Keenam, ijtima ulama ketiga sejatinya telah kehilangan rohnya, semangatnya, dan nilainya ketika sejak rekomendasi awal saja sudah diabaikan oleh Prabowo. Aneh jika mereka terus menerus menyesuaikan rekomendasi mereka atas keinginan Prabowo. Apalagi yang ketiga sangat jelas itu memenuhi hasrat obsesi Prabowo dan beberapa pihak yang ngebet dan kebelet kekuasaan, padahal sejatinya mereka paham memang tidak akan bisa mendapatkan itu.
Sekali lagi ini bukan soal penilaian keulamaan seseorang atau kelompok, namun perilaku pribadi dan kelompok yang menyematkan ulama dalam aktifitas mereka. Sah-sah saja mendukung atau membela pilihan, namun tentu secara proporsional dan wajar. Tidak terlalu berlebihan dan menafikkan nalar malah.

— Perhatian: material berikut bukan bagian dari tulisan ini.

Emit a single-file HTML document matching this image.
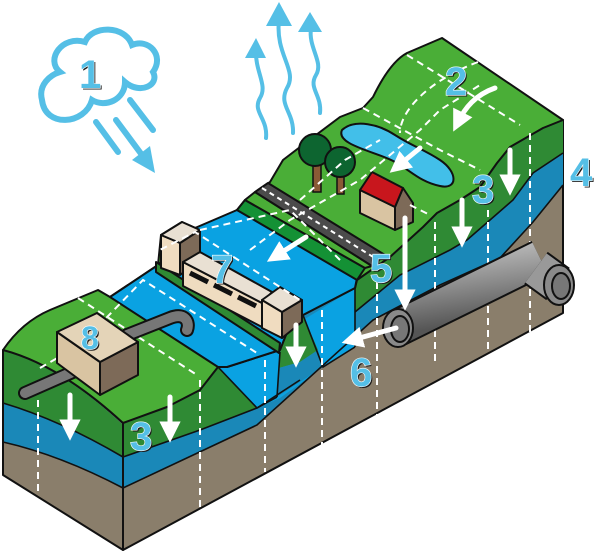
<!DOCTYPE html>
<html><head><meta charset="utf-8"><style>
html,body{margin:0;padding:0;background:#fff;width:600px;height:553px;overflow:hidden}
svg{display:block}
.n{font-family:"Liberation Sans",sans-serif;font-weight:bold;font-size:40px;fill:#55bfe6;stroke:#fff;stroke-width:1.2;paint-order:stroke}
.ns{font-family:"Liberation Sans",sans-serif;font-weight:bold;font-size:40px;fill:#1a1a1a}
.d{fill:none;stroke:#fff;stroke-width:2;stroke-dasharray:7 5}
.o{stroke:#111;stroke-width:2;stroke-linejoin:round}
.wa{stroke:#fff;stroke-width:5;fill:none;stroke-linecap:round}
</style></head><body>
<svg width="600" height="553" viewBox="0 0 600 553" xmlns="http://www.w3.org/2000/svg">
<defs>
<marker id="ah" viewBox="0 0 10 10" refX="5" refY="5" markerWidth="4.3" markerHeight="4.3" orient="auto"><path d="M0,0 L10,5 L0,10 z" fill="#fff"/></marker>
<linearGradient id="pg" x1="0" y1="0" x2="0.3" y2="1"><stop offset="0" stop-color="#bdbdbd"/><stop offset="0.5" stop-color="#8a8a8a"/><stop offset="1" stop-color="#555"/></linearGradient>
</defs>

<g fill="none" stroke="#55bfe6" stroke-width="6" stroke-linecap="round">
<path d="M60,72 C45,60 62,35 85,42 C92,25 125,25 132,45 C148,38 165,55 153,72 C160,85 140,95 125,82 C125,100 105,108 92,100 C85,125 45,128 42,100 C38,85 50,75 60,72 Z"/>
<line x1="96" y1="122" x2="118" y2="152"/>
<line x1="130" y1="100" x2="153" y2="130"/>
<line x1="116" y1="120" x2="142" y2="155" stroke-width="6"/>
</g>
<path d="M132,160 L155,173 L150,146 Z" fill="#55bfe6"/>
<g fill="none" stroke="#55bfe6" stroke-width="4" stroke-linecap="round">
<path d="M266,138 C268,118 252,112 260,98 C268,85 255,72 256,50"/>
<path d="M293,133 C294,112 278,105 287,88 C298,70 275,55 279,20"/>
<path d="M320,113 C322,95 308,88 316,75 C324,62 308,48 311,28"/>
</g>
<path d="M245,58 L256,38 L266,58 Z M266,26 L279,2 L292,26 Z M298,32 L310,12 L322,32 Z" fill="#55bfe6"/>

<path class="o" fill="#8a7e6b" d="M123,423 L167,407 L200,390 L218,367 L227,367 L280,350 L293,317 L303,315 L355,288 L357,280 L390,257 L423,227 L437,213 L460,200 L480,187 L497,163 L510,147 L543,128 L563,120 L563,313 L123,550 Z"/>
<path fill="#1a88b8" d="M123,423 L167,407 L200,390 L218,367 L227,367 L280,350 L293,317 L303,315 L355,288 L357,280 L390,257 L423,227 L437,213 L460,200 L480,187 L497,163 L510,147 L543,128 L563,120 L563,185 L533,222 L500,258 L440,285 L373,320 L257,425 L123,488 Z"/>
<path fill="#2f8a34" d="M123,423 L167,407 L200,390 L218,367 L257,408 L200,430 L123,457 Z"/>
<path fill="#2f8a34" d="M355,288 L357,280 L390,257 L423,227 L437,213 L460,200 L480,187 L497,163 L510,147 L543,128 L563,120 L563,153 L533,173 L513,200 L490,220 L467,240 L450,250 L400,275 L355,312 Z"/>
<path fill="#0aa2e2" d="M218,367 L227,367 L355,288 L355,347 L323,367 L280,398 L257,408 Z"/>
<path fill="#2f8a34" d="M280,352 L293,317 L303,315 L318,350 L300,362 L279,368 Z"/>
<path fill="#1a88b8" d="M279,368 L300,362 L318,350 L323,367 L277,397 Z"/>
<g fill="none" stroke="#111" stroke-width="1.6">
<path d="M123,457 L200,430 L257,408"/>
<path d="M123,488 L257,425 L373,320 L440,285 L500,258 L533,222 L563,185"/>
<path d="M355,312 L400,275 L450,250 L467,240 L490,220 L513,200 L533,173 L563,153"/>
<path d="M218,367 L257,408 L277,397"/>
<path d="M280,352 L277,397 M303,315 L323,367 L355,347 M355,288 L355,347"/>
<path d="M257,408 L300,380"/>
</g>
<line x1="123" y1="423" x2="123" y2="550" stroke="#111" stroke-width="2"/>

<path class="o" fill="#8a7e6b" d="M3,350 Q60,365 123,423 L123,550 L3,475 Z"/>
<path fill="#1a88b8" d="M4,351 Q60,366 122,424 L122,488 Q60,455 4,442 Z"/>
<path fill="#2f8a34" d="M4,351 Q60,366 122,424 L122,457 Q60,420 4,403 Z"/>
<path d="M3,403 Q60,420 123,457 M3,442 Q60,455 123,488" fill="none" stroke="#111" stroke-width="1.6"/>

<path class="o" fill="#4aae37" d="M3,350 Q22,322 50,310 L98,290 L110,297 L158,265 L161,235 L182,222 L200,230 L237,210 L245,200 L258,190 L270,182 L283,160 L300,147 L340,117 L363,108 L373,97 Q390,62 407,53 L442,38 L563,120 L543,128 L510,147 L497,163 L480,187 L460,200 L437,213 L423,227 L390,257 L357,280 L355,288 L303,315 L293,317 L280,350 L227,367 L218,367 L200,390 L167,407 L123,423 Q60,365 3,350 Z"/>
<path class="o" fill="#0aa2e2" d="M110,297 L158,265 L195,228 L237,210 L357,278 L355,288 L303,315 L293,317 L280,350 L227,367 L218,367 Z"/>
<path class="o" fill="#149135" d="M237,210 L245,200 L365,268 L357,280 Z"/>
<path class="o" fill="#4aae37" d="M245,200 L255,192 L372,266 L365,268 Z"/>
<path class="o" fill="#4b4b4b" d="M255,192 L268,183 L385,255 L372,266 Z"/>
<path d="M262,188 L378,260" stroke="#fff" stroke-width="2" stroke-dasharray="5 4"/>
<path class="o" fill="#2f8a34" d="M156,262 L280,343 L279,353 L156,272 Z"/>
<path class="o" fill="#f0dcc0" d="M161,235 L180,243 L180,275 L161,268 Z"/>
<path class="o" fill="#7d6a58" d="M180,243 L200,230 L200,260 L180,275 Z"/>
<path class="o" fill="#e9e0d3" d="M161,235 L182,222 L200,230 L180,243 Z"/>
<path class="o" fill="#efdcc0" d="M183,262 L262,303 L262,327 L183,286 Z"/>
<path class="o" fill="#e9e0d3" d="M183,262 L200,252 L272,292 L262,303 Z"/>
<path d="M190,273 L208,282 M214,285 L232,294 M238,297 L256,306" stroke="#111" stroke-width="5"/>
<path class="o" fill="#f0dcc0" d="M262,300 L282,312 L282,338 L262,328 Z"/>
<path class="o" fill="#7d6a58" d="M282,312 L302,300 L302,322 L282,338 Z"/>
<path class="o" fill="#e9e0d3" d="M262,300 L280,287 L302,300 L282,312 Z"/>

<path class="o" fill="#42bfe9" d="M342,130 C355,118 380,125 395,135 C412,146 425,150 440,160 C458,172 458,190 440,186 C420,182 410,170 395,162 C378,152 335,145 342,130 Z"/>
<rect x="313" y="165" width="8" height="27" fill="#8a5a35" stroke="#111" stroke-width="1.5"/>
<rect x="337" y="175" width="7" height="19" fill="#8a5a35" stroke="#111" stroke-width="1.5"/>
<circle cx="315" cy="150" r="16" fill="#0d6530" stroke="#111" stroke-width="2"/>
<circle cx="340" cy="162" r="15" fill="#0d6530" stroke="#111" stroke-width="2"/>
<path class="o" fill="#d9c4a2" d="M360,190 L395,207 L395,230 L360,213 Z"/>
<path class="o" fill="#7d6a58" d="M395,207 L403,188 L413,203 L413,222 L395,230 Z"/>
<path class="o" fill="#c8161d" d="M360,190 L372,172 L403,188 L395,207 Z"/>

<g class="d">
<path d="M38,400 V495 M200,380 V510 M265,360 V472 M322,310 V445 M377,282 V415 M435,222 V362 M488,210 V352 M530,133 V332"/>
<path d="M78,298 L197,375 M40,368 L80,345 L143,280 L260,355 M150,255 L195,232 L300,300 M200,230 L290,210 L340,260"/>
<path d="M250,250 L290,220 L360,180 L420,130 L440,110 L480,85 M407,55 L520,125 M363,108 L440,150 L480,170 M478,62 C430,80 400,110 400,133 M300,200 L345,160 L380,140 M410,205 L430,215"/>
</g>

<path d="M25,393 L100,360 M127,335 L170,318 C185,312 190,322 187,330" fill="none" stroke="#111" stroke-width="14" stroke-linecap="round"/>
<path d="M25,393 L100,360 M127,335 L170,318 C185,312 190,322 187,330" fill="none" stroke="#777" stroke-width="10" stroke-linecap="round"/>
<path class="o" fill="#d9c4a2" d="M57,332 L100,362 L100,395 L57,363 Z"/>
<path class="o" fill="#7d6a58" d="M100,362 L138,342 L138,375 L100,395 Z"/>
<path class="o" fill="#e4d4b8" d="M57,332 L97,313 L138,342 L100,362 Z"/>

<path d="M398,328 L540,258" stroke="#111" stroke-width="38"/>
<path d="M398,328 L540,258" stroke="url(#pg)" stroke-width="34"/>
<path d="M536,268 L558,284" stroke="#111" stroke-width="40"/>
<path d="M536,268 L558,284" stroke="#999" stroke-width="36"/>
<ellipse cx="559" cy="285" rx="15" ry="20" fill="#8a8a8a" stroke="#111" stroke-width="2"/>
<ellipse cx="561" cy="286" rx="9" ry="13" fill="#777" stroke="#111" stroke-width="2"/>
<ellipse cx="398" cy="328" rx="15" ry="19" fill="#8a8a8a" stroke="#111" stroke-width="2"/>
<ellipse cx="400" cy="329" rx="9" ry="13" fill="#777" stroke="#111" stroke-width="2"/>

<g class="wa" marker-end="url(#ah)">
<path d="M495,88 C475,95 465,108 458,122"/>
<line x1="420" y1="148" x2="398" y2="166"/>
<line x1="306" y1="237" x2="276" y2="256"/>
<line x1="510" y1="150" x2="510" y2="185"/>
<line x1="462" y1="200" x2="462" y2="237"/>
<line x1="405" y1="218" x2="405" y2="300"/>
<line x1="396" y1="328" x2="352" y2="340"/>
<line x1="296" y1="325" x2="296" y2="357"/>
<line x1="70" y1="395" x2="70" y2="430"/>
<line x1="170" y1="397" x2="170" y2="432"/>
</g>

<g class="ns">
<text x="80.5" y="89.5">1</text>
<text x="446.5" y="96.5">2</text>
<text x="473.5" y="204.5">3</text>
<text x="131.5" y="451.5">3</text>
<text x="571.5" y="187.5">4</text>
<text x="371.5" y="283.5">5</text>
<text x="351.5" y="387.5">6</text>
<text x="212.5" y="284.5">7</text>
<text x="82.5" y="350.5" style="font-size:32px">8</text>
</g>
<g class="n">
<text x="79" y="88">1</text>
<text x="445" y="95">2</text>
<text x="472" y="203">3</text>
<text x="130" y="450">3</text>
<text x="570" y="186">4</text>
<text x="370" y="282">5</text>
<text x="350" y="386">6</text>
<text x="211" y="283">7</text>
<text x="81" y="349" style="font-size:32px">8</text>
</g>
</svg>
</body></html>
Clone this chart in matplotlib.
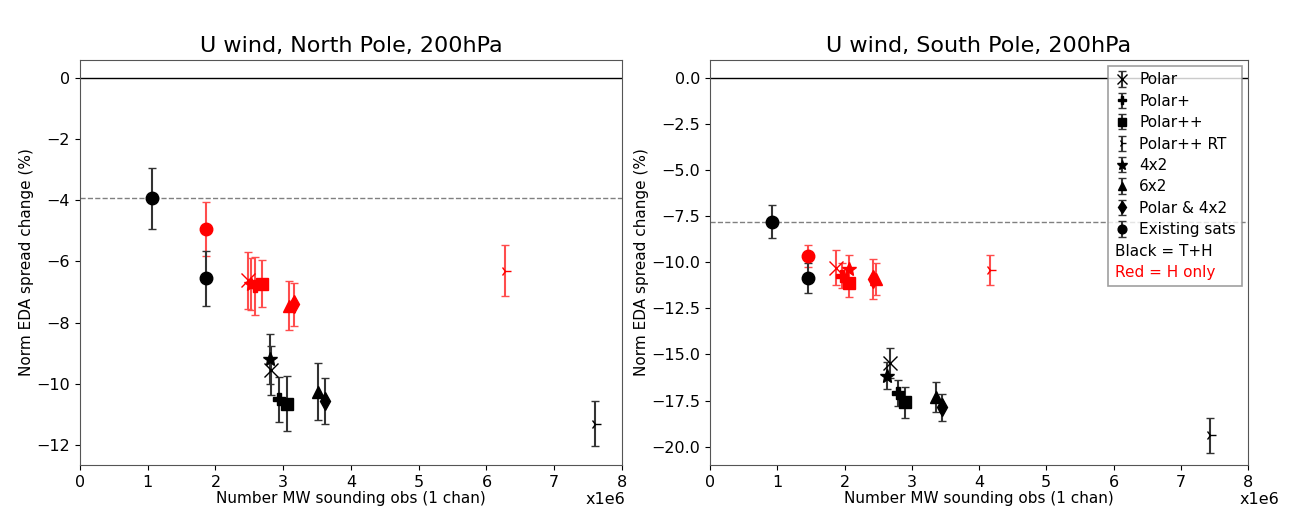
import matplotlib
matplotlib.use("Agg")
import matplotlib.pyplot as plt
from matplotlib.lines import Line2D

# experiment labels and plotting styles
labels = ["Polar", "Polar+", "Polar++", "Polar++ RT", "4x2", "6x2", "Polar & 4x2", "Existing sats"]
markers = ["x", "P", "s", "4", "*", "^", "d", "o"]
msizes = [10, 9, 9, 8, 10, 9, 9, 9]

# North Pole (x in units of 1e6 obs, y in %)
np_black_x = [2.82, 2.94, 3.05, 7.60, 2.80, 3.52, 3.61, 1.07]
np_black_y = [-9.56, -10.50, -10.65, -11.30, -9.18, -10.25, -10.55, -3.94]
np_black_e = [0.80, 0.74, 0.90, 0.74, 0.82, 0.94, 0.75, 1.00]
np_red_x = [2.48, 2.58, 2.68, 6.27, 2.52, 3.08, 3.16, 1.855]
np_red_y = [-6.62, -6.80, -6.72, -6.30, -6.75, -7.45, -7.40, -4.95]
np_red_e = [0.93, 0.95, 0.78, 0.83, 0.85, 0.80, 0.71, 0.88]
np_existing2 = (1.855, -6.55, 0.90)

# South Pole
sp_black_x = [2.68, 2.79, 2.90, 7.44, 2.63, 3.36, 3.45, 0.92]
sp_black_y = [-15.46, -17.09, -17.60, -19.40, -16.15, -17.31, -17.87, -7.80]
sp_black_e = [0.80, 0.72, 0.83, 0.95, 0.75, 0.81, 0.73, 0.90]
sp_red_x = [1.88, 1.97, 2.06, 4.16, 2.07, 2.47, 2.42, 1.46]
sp_red_y = [-10.28, -10.73, -11.13, -10.41, -10.37, -10.91, -10.91, -9.65]
sp_red_e = [0.93, 0.68, 0.76, 0.81, 0.76, 0.85, 1.07, 0.60]
sp_existing2 = (1.46, -10.86, 0.81)


def draw_panel(ax, title, bx, by, be, rx, ry, re, ex2, ref, ylim):
    handles = []
    for i in range(len(labels)):
        h = ax.errorbar(bx[i], by[i], yerr=be[i], fmt=markers[i], color="black",
                        ms=msizes[i], mew=1, ecolor="#333333", elinewidth=1.5,
                        capsize=3, label=labels[i], zorder=3)
        handles.append(h)
        ax.errorbar(rx[i], ry[i], yerr=re[i], fmt=markers[i], color="red",
                    ms=msizes[i], mew=1, ecolor="#ff4d4d", elinewidth=1.5,
                    capsize=3, zorder=3)
    ax.errorbar(ex2[0], ex2[1], yerr=ex2[2], fmt="o", color="black", ms=9,
                ecolor="#333333", elinewidth=1.5, capsize=3, zorder=3)
    ax.axhline(0, color="black", lw=1)
    ax.axhline(ref, color="gray", lw=1, ls="--")
    ax.set_xlim(0, 8)
    ax.set_ylim(*ylim)
    ax.set_xticks(range(9))
    ax.set_title(title, fontsize=16)
    ax.set_xlabel("Number MW sounding obs (1 chan)", fontsize=11, labelpad=1)
    ax.set_ylabel("Norm EDA spread change (%)", fontsize=11, labelpad=2)
    ax.tick_params(labelsize=11.5)
    for s in ax.spines.values():
        s.set_color("#555555")
    return handles


fig = plt.figure(figsize=(12.98, 5.32), dpi=100)
ax1 = fig.add_axes([0.0616, 0.126, 0.4176, 0.761])
ax2 = fig.add_axes([0.547, 0.126, 0.4145, 0.761])

draw_panel(ax1, "U wind, North Pole, 200hPa", np_black_x, np_black_y, np_black_e,
           np_red_x, np_red_y, np_red_e, np_existing2, -3.94, (-12.65, 0.58))
handles = draw_panel(ax2, "U wind, South Pole, 200hPa", sp_black_x, sp_black_y, sp_black_e,
                     sp_red_x, sp_red_y, sp_red_e, sp_existing2, -7.8, (-21.0, 0.98))

ax1.text(0.97, -0.085, "x1e6", transform=ax1.transAxes, ha="center", va="center", fontsize=11.5)
ax2.text(1.022, -0.085, "x1e6", transform=ax2.transAxes, ha="center", va="center", fontsize=11.5)

blank = Line2D([], [], linestyle="none")
leg = ax2.legend(handles + [blank, blank], labels + ["Black = T+H", "Red = H only"],
                 loc="upper right", fontsize=11, fancybox=False, edgecolor="#888888",
                 handlelength=1.0, handletextpad=0.6, borderaxespad=0.4,
                 labelspacing=0.42, markerscale=0.7)
leg.get_frame().set_linewidth(1.2)
leg.get_texts()[-1].set_color("red")
# let the two note lines start where the markers are
for hp in leg._legend_handle_box.get_children()[0].get_children()[-2:]:
    hp.get_children()[0].width = 0
    hp.sep = 0

fig.savefig("out.png", dpi=100)
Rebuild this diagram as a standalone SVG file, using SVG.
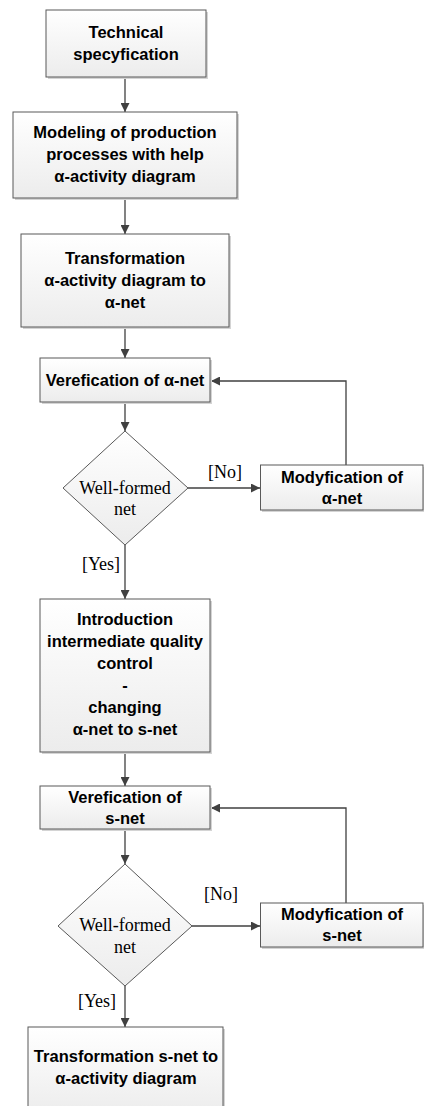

Bedakan aktifitas, jabatan, dan pribadi seseorang sehingga tidak main hantam kromo saja, apalagi menuding penistaan segala. Jika seorang bapak, yang berprofesi guru, dan juga bertindak membantu menjadi Hansip. Nah suatu hari si bapak keluarga yang baik ini, juga pengajar yang disenangi muridnya, pas berjaga karena kecapekan ia ketiduran, ada maling dan ia tidak bisa menjaga kawasan yang menjadi wewenangnya. Apakah ia sebagai bapak yang baik juga ikut rusak reputasinya? Atau sebagai guru yang menyenangkan juga buruk? Jelas tidak.
Peran masing-masing, kondisi yang terjadi juga menentukan. Tidak serta merta kesemuanya itu jelek atau buruk. Kecuali itu berulang kali terjadi, menjadi sebuah watak dan kemudian sifat, itu baru ketiganya akan menjadi jelek.
Pendidikan perlu membawa orang terutama peserta didik kritis dan tidak membuat semuanya campur aduk jadi satu. Dan inilah yang disasar politikus malas mencampuradukan demi kepentingan diri dan kelompok sesaat. Keuntungan sesaat dan sesat dengan mengorbankan bangsa dan negara.